Auch Deutschland hat sich in den letzten Jahren stärker im Bereich Frieden und Sicherheit engagiert. Der im Januar unterzeichnete Vertrag von Aachen betont die Bedeutung von Frieden und Sicherheit für die deutsch-französische Kooperation mit Afrika. Konfliktprävention und Friedensförderung sind auch nach dem Brexit vermutlich Bereiche, in denen eine EU-Kooperation mit Großbritannien im gemeinsamen Interesse ist.

Wer übernimmt die Rolle des agenda setters in der Entwicklungspolitik?
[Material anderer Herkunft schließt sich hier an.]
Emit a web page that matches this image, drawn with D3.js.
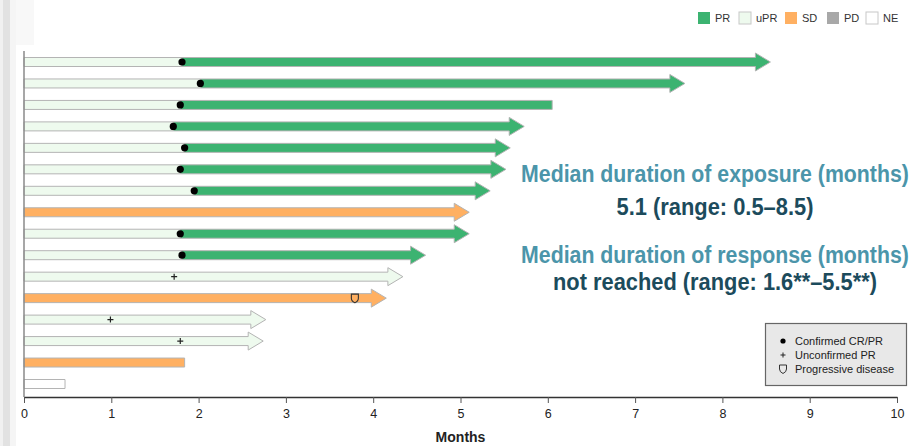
<!DOCTYPE html>
<html>
<head>
<meta charset="utf-8">
<script src="https://cdn.jsdelivr.net/npm/d3@7"></script>
<style>
  html, body { margin: 0; padding: 0; background: #fff; }
  svg { display: block; }
  .narrow { font-family: "Liberation Sans Narrow", "Arial Narrow", "Liberation Sans", Arial, sans-serif; }
</style>
</head>
<body>
<svg id="chart" width="918" height="446"></svg>
<script>
// Patient-level swimmer data (one row per patient, top to bottom)
const patients   = d3.range(1, 17);
const bestResp   = ["PR","PR","PR","PR","PR","PR","PR","SD","PR","PR","uPR","SD","uPR","uPR","SD","NE"];
const exposure   = [8.55, 7.57, 6.05, 5.73, 5.57, 5.52, 5.34, 5.10, 5.10, 4.60, 4.34, 4.15, 2.77, 2.74, 1.84, 0.47];
const ongoing    = [true, true, false, true, true, true, true, true, true, true, true, true, true, true, false, false];
const respOnset  = [1.81, 2.02, 1.79, 1.71, 1.84, 1.79, 1.95, null, 1.79, 1.81, 1.72, null, 0.99, 1.79, null, null];
const pdTime     = [null, null, null, null, null, null, null, null, null, null, null, 3.79, null, null, null, null];

const monthTicks = [0, 1, 2, 3, 4, 5, 6, 7, 8, 9, 10];
const legendKeys = ["PR", "uPR", "SD", "PD", "NE"];
const legendColors = ["#3cb371", "#eefaee", "#ffb062", "#a8a8a8", "#ffffff"];
const markerLabels = ["Confirmed CR/PR", "Unconfirmed PR", "Progressive disease"];

const fillOf = k => legendColors[legendKeys.indexOf(k)];

const svg = d3.select("#chart");

// light frame strip on the left edge
svg.append("rect").attr("x", 0).attr("y", 0).attr("width", 3).attr("height", 446).attr("fill", "#f1f1f1");
svg.append("rect").attr("x", 3).attr("y", 0).attr("width", 7).attr("height", 446).attr("fill", "#e2e2e2");
svg.append("rect").attr("x", 10).attr("y", 0).attr("width", 6).attr("height", 446).attr("fill", "#f5f5f5");
svg.append("rect").attr("x", 16).attr("y", 0).attr("width", 18).attr("height", 45).attr("fill", "#f8f8f8");

const x = d3.scaleLinear().domain([0, 10]).range([24, 897]);
const y = d3.scalePoint().domain(patients).range([62, 384]);

const bodyH = 4.5, headH = 9, headL = 15;

function barPath(x0, x1, yc, head) {
  if (!head) {
    return `M${x0},${yc - bodyH}H${x1}V${yc + bodyH}H${x0}Z`;
  }
  const xb = x1 - headL;
  return `M${x0},${yc - bodyH}H${xb}V${yc - headH}L${x1},${yc}L${xb},${yc + headH}V${yc + bodyH}H${x0}Z`;
}

const rows = patients.map((p, i) => ({
  p, resp: bestResp[i], end: exposure[i], ongoing: ongoing[i],
  onset: respOnset[i], pd: pdTime[i]
}));

const bars = svg.append("g");

rows.forEach(r => {
  const yc = y(r.p);
  const x0 = x(0), x1 = x(r.end);
  if (r.resp === "PR") {
    // unconfirmed period before confirmation, then the confirmed response
    bars.append("path")
      .attr("d", barPath(x0, x(r.onset), yc, false))
      .attr("fill", fillOf("uPR")).attr("stroke", "#b4b4b4").attr("stroke-width", 1);
    bars.append("path")
      .attr("d", barPath(x(r.onset), x1, yc, r.ongoing))
      .attr("fill", fillOf("PR")).attr("stroke", "#b4b4b4").attr("stroke-width", 1);
  } else {
    bars.append("path")
      .attr("d", barPath(x0, x1, yc, r.ongoing))
      .attr("fill", fillOf(r.resp)).attr("stroke", "#b4b4b4").attr("stroke-width", 1);
  }
});

// y axis line
svg.append("line")
  .attr("x1", x(0)).attr("x2", x(0)).attr("y1", 51).attr("y2", 397)
  .attr("stroke", "#8a8a8a").attr("stroke-width", 1.5);

// markers
function shieldPath(cx, cy) {
  return `M${cx - 3.5},${cy - 4}H${cx + 3.5}V${cy}Q${cx + 3.5},${cy + 3} ${cx},${cy + 4.5}Q${cx - 3.5},${cy + 3} ${cx - 3.5},${cy}Z`;
}
function plusPath(cx, cy, s) {
  return `M${cx - s},${cy}H${cx + s}M${cx},${cy - s}V${cy + s}`;
}

const marks = svg.append("g");
rows.forEach(r => {
  const yc = y(r.p);
  if (r.resp === "PR") {
    marks.append("circle").attr("cx", x(r.onset)).attr("cy", yc).attr("r", 3.6).attr("fill", "#000");
  } else if (r.onset != null) {
    marks.append("path").attr("d", plusPath(x(r.onset), yc, 3))
      .attr("stroke", "#222").attr("stroke-width", 1.2).attr("fill", "none");
  }
  if (r.pd != null) {
    marks.append("path").attr("d", shieldPath(x(r.pd), yc))
      .attr("stroke", "#333").attr("stroke-width", 1.1).attr("fill", "none");
  }
});

// x axis
const xAxis = d3.axisBottom(x).tickValues(monthTicks).tickFormat(d3.format("d")).tickSize(6).tickSizeOuter(0);
const gx = svg.append("g").attr("transform", "translate(0,397)").call(xAxis);
gx.select(".domain").attr("stroke", "#333").attr("stroke-width", 1.5);
gx.selectAll(".tick line").attr("stroke", "#555");
gx.selectAll(".tick text").attr("class", "narrow").attr("font-size", 12.5).attr("fill", "#222").attr("dy", "0.95em");

svg.append("text").attr("class", "narrow")
  .attr("x", x(5)).attr("y", 442).attr("text-anchor", "middle")
  .attr("font-size", 14).attr("font-weight", "bold").attr("fill", "#222")
  .text("Months");

// response legend at top
const legendX = [698, 739, 785, 827, 866];
const lg = svg.append("g");
legendKeys.forEach((k, i) => {
  lg.append("rect").attr("x", legendX[i]).attr("y", 12).attr("width", 12).attr("height", 12)
    .attr("fill", legendColors[i]).attr("stroke", k === "PR" || k === "SD" || k === "PD" ? "none" : "#c8c8c8");
  lg.append("text").attr("class", "narrow")
    .attr("x", legendX[i] + 17).attr("y", 22).attr("font-size", 11).attr("fill", "#333").text(k);
});

// marker legend box
const mb = svg.append("g");
mb.append("rect").attr("x", 765.5).attr("y", 323.5).attr("width", 141).attr("height", 62)
  .attr("fill", "#e8e8e8").attr("stroke", "#666").attr("stroke-width", 1.2);
const mY = [341, 355, 369];
mb.append("circle").attr("cx", 783).attr("cy", mY[0]).attr("r", 2.6).attr("fill", "#000");
mb.append("path").attr("d", plusPath(783, mY[1], 2.5)).attr("stroke", "#222").attr("stroke-width", 1).attr("fill", "none");
mb.append("path").attr("d", shieldPath(783, mY[2])).attr("stroke", "#333").attr("stroke-width", 1).attr("fill", "none");
markerLabels.forEach((t, i) => {
  mb.append("text").attr("class", "narrow").attr("x", 795).attr("y", mY[i] + 3.8)
    .attr("font-size", 11).attr("fill", "#222").text(t);
});

// summary statistics, each line horizontally fitted to its width
const headColor = "#4b95aa", valColor = "#1c4b5c";
const summary = [
  { t: "Median duration of exposure (months)", y: 182, c: headColor, w: 388 },
  { t: "5.1 (range: 0.5\u20138.5)", y: 215, c: valColor, w: 197 },
  { t: "Median duration of response (months)", y: 263, c: headColor, w: 388 },
  { t: "not reached (range: 1.6**\u20135.5**)", y: 290, c: valColor, w: 324 }
];
summary.forEach(s => {
  const g = svg.append("g");
  const t = g.append("text").attr("class", "narrow")
    .attr("x", 0).attr("y", 0).attr("text-anchor", "middle")
    .attr("font-size", 24).attr("font-weight", "bold").attr("fill", s.c)
    .text(s.t);
  const natural = t.node().getComputedTextLength();
  g.attr("transform", `translate(715,${s.y}) scale(${s.w / natural},1)`);
});
</script>
</body>
</html>
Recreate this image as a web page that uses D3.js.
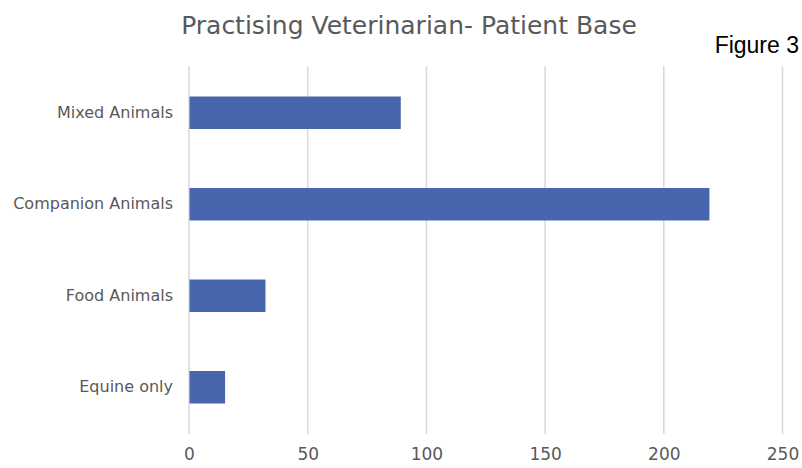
<!DOCTYPE html>
<html>
<head>
<meta charset="utf-8">
<script src="https://cdn.jsdelivr.net/npm/d3@7"></script>
<style>
  body { margin: 0; background: #fff; }
  svg { display: block; }
</style>
</head>
<body>
<div id="chart"></div>
<script>
  // data
  var categories = ['Mixed Animals', 'Companion Animals', 'Food Animals', 'Equine only'];
  var patients = [89, 219, 32, 15];
  var xTicks = [0, 50, 100, 150, 200, 250];

  var width = 802,
    height = 468;

  var margin = { top: 67, right: 19.5, bottom: 35, left: 189 };

  var labelFont = '"DejaVu Sans", "Open Sans", sans-serif';

  var svg = d3.select('#chart').append('svg')
    .attr('width', width)
    .attr('height', height);

  var x = d3.scaleLinear()
    .domain([0, 250])
    .range([margin.left, width - margin.right]);

  var y = d3.scaleBand()
    .domain(categories)
    .range([margin.top, height - margin.bottom])
    .paddingInner(0.645)
    .paddingOuter(0.3225);

  // gridlines
  svg.append('g')
    .selectAll('line')
    .data(xTicks)
    .join('line')
    .attr('x1', function(d) { return x(d); })
    .attr('x2', function(d) { return x(d); })
    .attr('y1', margin.top - 1)
    .attr('y2', height - margin.bottom + 1)
    .attr('stroke', '#d9d9d9')
    .attr('stroke-width', 1.5);

  // bars
  svg.append('g')
    .selectAll('rect')
    .data(patients)
    .join('rect')
    .attr('x', x(0) + 0.5)
    .attr('y', function(d, i) { return y(categories[i]); })
    .attr('width', function(d) { return x(d) - x(0); })
    .attr('height', y.bandwidth())
    .attr('fill', '#4866ad');

  // x axis labels
  var xAxis = d3.axisBottom(x).tickValues(xTicks).tickSize(0).tickPadding(15);
  var gx = svg.append('g')
    .attr('transform', 'translate(0,' + (height - margin.bottom) + ')')
    .call(xAxis);
  gx.select('.domain').remove();
  gx.selectAll('text')
    .attr('font-family', labelFont)
    .attr('font-size', 17)
    .attr('fill', '#595959');

  // y axis labels
  var yAxis = d3.axisLeft(y).tickSize(0).tickPadding(16);
  var gy = svg.append('g')
    .attr('transform', 'translate(' + margin.left + ',0)')
    .call(yAxis);
  gy.select('.domain').remove();
  gy.selectAll('text')
    .attr('font-family', labelFont)
    .attr('font-size', 16)
    .attr('fill', '#595959');

  // title
  svg.append('text')
    .attr('x', 409)
    .attr('y', 34)
    .attr('text-anchor', 'middle')
    .attr('font-family', labelFont)
    .attr('font-size', 25)
    .attr('fill', '#595959')
    .text('Practising Veterinarian- Patient Base');

  svg.append('text')
    .attr('x', 799)
    .attr('y', 53)
    .attr('text-anchor', 'end')
    .attr('font-family', '"Liberation Sans", Arial, sans-serif')
    .attr('font-size', 23)
    .attr('fill', '#000')
    .text('Figure 3');
</script>
</body>
</html>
Großbritannien ist in Afrika der viertgrößte europäische Geber – nach den EU-Institutionen, Frankreich und Deutschland. In Ländern wie Simbabwe, Malawi, Tansania, Uganda, Äthiopien oder Somalia sind britische Gelder besonders wichtig. Mit Ausnahme von Äthiopien sind dies Länder, die weder bei migrationspolitischen Initiativen wie beispielsweise dem EU-Treuhandfonds für Afrika oder bei der Förderung von Investitionen besonders im Fokus stehen. Die EU muss prüfen, inwiefern innerhalb dieser Länder auch nach dem Brexit eine enge entwicklungspolitische Kooperation mit Großbritannien möglich und sinnvoll ist.

Jenseits der wichtigen finanziellen Beiträge wird Großbritannien vor allem als agenda setter in der europäischen (und globalen) Entwicklungspolitik fehlen. Großbritannien hat sich eingesetzt für Themen wie die Ergebnisorientierung der Entwicklungszusammenarbeit, Genderförderung und für die Fokussierung auf Niedrigeinkommensländer. Das betrifft nicht nur die Mitgliedstaaten und einflussreichen Mitglieder des Europäischen Parlaments, sondern auch die europäische Zivilgesellschaft: Auch die europäischen NRO müssen sich bspw. innerhalb von CONCORD und anderen Netzwerken neu aufstellen.

Darüber hinaus hat Großbritannien sich innerhalb der EU traditionell für die Förderung von Menschenrechten und guter Regierungsführung in Afrika stark gemacht. Wer diese Themen innerhalb der EU künftig vorantreibt und die europäische Entwicklungspolitik inhaltlich prägt, ist unklar.

Neue deutsche Verantwortung

Die EU und ihre Mitgliedstaaten müssen in der Zusammenarbeit mit afrikanischen Partnern stärker gemeinsam handeln. Angesichts der strukturellen Herausforderungen afrikanischer Gesellschaften und des stärkeren internationalen Wettbewerbs (beispielsweise mit China) verlieren bilaterale Einzelmaßnahmen einzelner EU-Mitgliedsstaaten an Relevanz. Schon jetzt erwächst damit für Deutschland mehr Verantwortung, sich nicht nur bilateral, sondern auch in der europäischen Afrikapolitik stärker gestaltend einzubringen. Deutschland kann und sollte dabei nicht alleine voranschreiten, sondern muss sich aktiv um (neue) Koalitionen und Allianzen bemühen – nicht nur mit Frankreich, sondern auch mit anderen Mitgliedsstaaten.


N.B.: Dieser Blogbeitrag ist eine aktualisierte und erweiterte Version der aktuellen Kolumne (25.02.2019), Bonn: German Development Institute / Deutsches Institut für Entwicklungspolitik (DIE).